Barclays Upgrades LVMH to Overweight, Claiming Yearly Plunge Creates Buying Opportunities

Taylor Wilson
Published 2026-05-12About 5 min read

LVMH's share price has fallen by 29% since the beginning of the year, marking the worst annual start on record for the company. Barclays analysts, including Viktoria Petrova, upgraded LVMH's rating from equal weight to overweight in a report late Monday, citing that the market has underestimated the potential support from key brands like Tiffany and Dior turning around their performance.

LVMH has long been considered a barometer for the luxury goods industry. Investors' selling off of LVMH essentially reflects a revaluation of the industry's slowing growth, tightening consumer conditions, and the demand uncertainty brought about by potential war in Iran.

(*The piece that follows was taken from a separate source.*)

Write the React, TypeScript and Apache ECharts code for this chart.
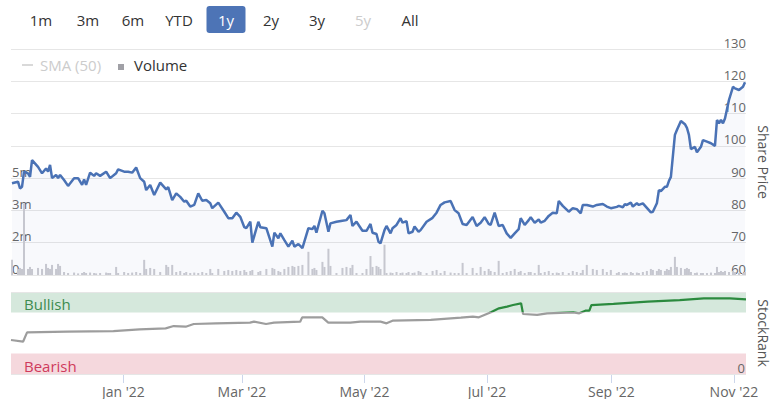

Valuation is the core reason for Barclays' shift to a bullish stance. Data compiled by Bloomberg shows that LVMH's current forward price-to-earnings ratio is about 19 times, below the average level of nearly 24 times over the past five years.

“As potential catalysts on the horizon point to an acceleration of growth, we believe the current level offers an attractive buying opportunity.”

This implies that Barclays is not judging the luxury sector to have recovered comprehensively, but rather believes that after a significant pullback in share price, LVMH's risk-reward has changed. If the improvements at Tiffany and Dior materialize, the market may reevaluate its growth resilience.

Market divergence remains evident. Berenberg analysts believe that Europe's flagship luxury sector may be in a structural downcycle, and advise investors to sell luxury goods stocks on any rebound. Berenberg estimates that compared to the levels of the past nine years, the luxury sector's valuation could still be reduced by 25% to 35% on average.

Content is for reference only, not financial advice.